One small step for man, one giant leap for Chef Zahra

August 3rd, 2017

This day should really go down in history. After 21 years, 7 months, and 3 days, Zahra Khozema cooked herself a meal without the help of a microwave, Maggie, or mama.

As someone who LOVES to eat, it’s a shame I can’t cook. It truly is disgraceful, not because I should know how to cook as a person, rather as an advocate for solo travel, I should be able to support my own health.

Once I made chai for my family and instead of just telling me it wasn’t good, they not only refused to drink it, but also vomited it out in the mug, and drained it down the sink in front of my eyes. These days, my mom only SOMETIMES asks me to microwave leftovers.

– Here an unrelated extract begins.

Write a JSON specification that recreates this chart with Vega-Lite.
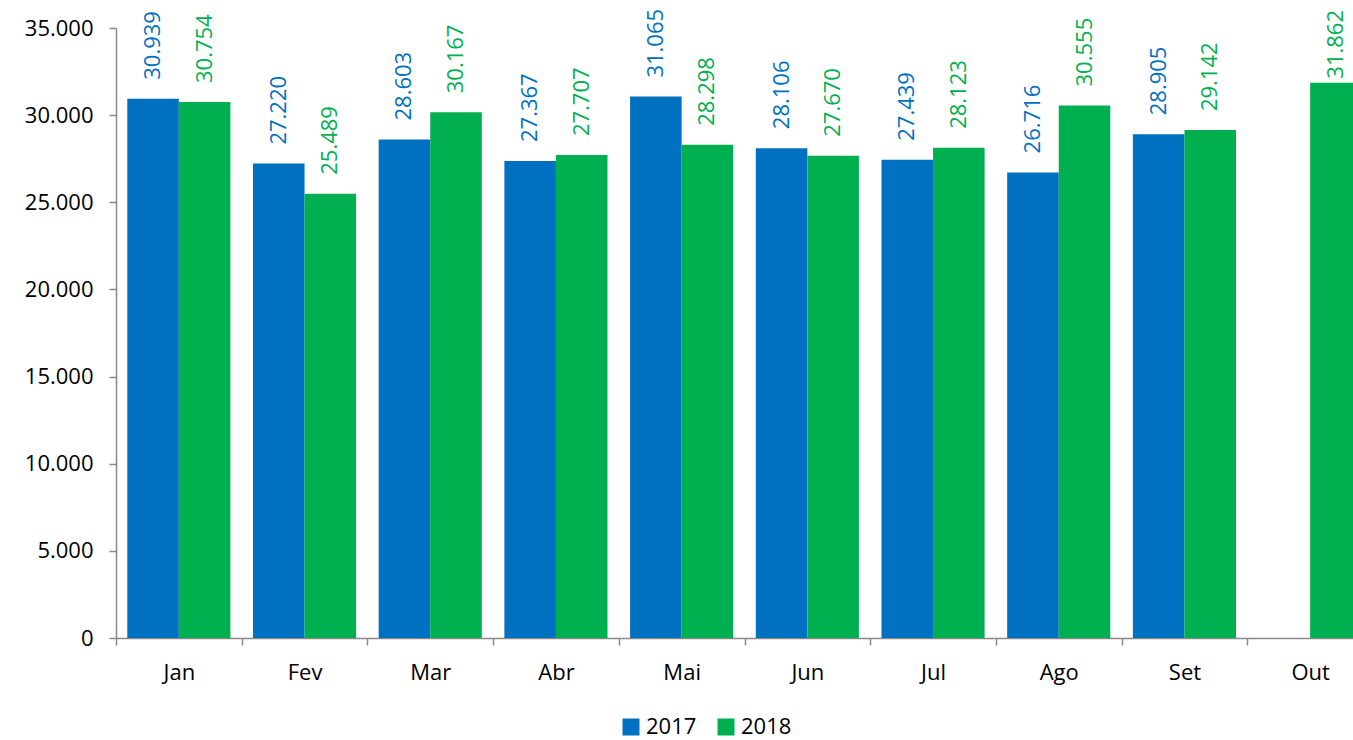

Anyone who knows me knows the kitchen is allergic to me. It’s just not my thing. I get sweaty and nervous and my bladder awkwardly inverts. How much is one “table spoon of sugar”? Does it look like a big hill or a small mountain? Is “boiled” letting the surface bubble or stepping in just before the pot overflows? When the recipe says “cube”, do you cut vertically or horizontally first?

I’m always the first to volunteer as tribute to wash the dishes or mop the floor or make the beds, just to avoid a possible culinary failure. However, now that my roommates have left, I have no choice but to enter the place that gives me the most anxiety: the kitchen.

When the tummy growls and the fat from take-out shawarmas find its way to your love handles, hunger and low self-esteem become the biggest motivating bitches to push all your fears and limits.

I made coffee two days ago and when it was finally done and my lips quivered for a sip, my shaky caffeine craving hands tipped the ENTIRE Moka Pot over along with my hopes and dreams to have a good morning.

Can we just have a moment of silence here, please?

Ok, that’s good.

Nonetheless, I didn’t let this unfortunate accident stop me. I tried again. It tasted like shit, as expected.

This is why I love travel, it forces us to do things we never would in our normal lives: spark unlikely conversations, learn new languages, fly in parachutes, fall in love, and in my case: cook.

From Maslow’s Hierarchy of Needs, we know that physiological requirements like food, water, and warmth take priority over all. I tried to satisfy myself by believing Harissa and bread were enough for a meal because travel is temporary and I’d be home enjoying my mom’s biryani in no time.

Boy, was I wrong, I need food in all its groups. The local supermarket in my little town does not sell fruits and vegetables so I ignored them from my diet for a month. When my family called me “chubby” on video chat, I knew I had to change. I asked the students I’m teaching to take me to the street shops that sell fresh produce and bargain in a language I don’t speak.

This morning I cut ALL the vegetables I bought for my pasta and put in a blind eyed version of every spice in my disposable container filled kitchen.


Result? I didn’t die or I burn the place down. I did it. I made a meal. My very first meal was warm and fresh and tasted somewhat decent. I took a thousand pictures of it and sent them to everyone I knew.

As I washed the 5000 dishes I dirtied with a big smile on my face, I thought about how my celebrity crush Chef Ramsay would be so proud of me after calling me a “stupid cow” and ask to marry me soon.

I don’t know what the moral of this post it. So here is me being cheesy:

Do you guys. Don’t let the haters stop you. You got this.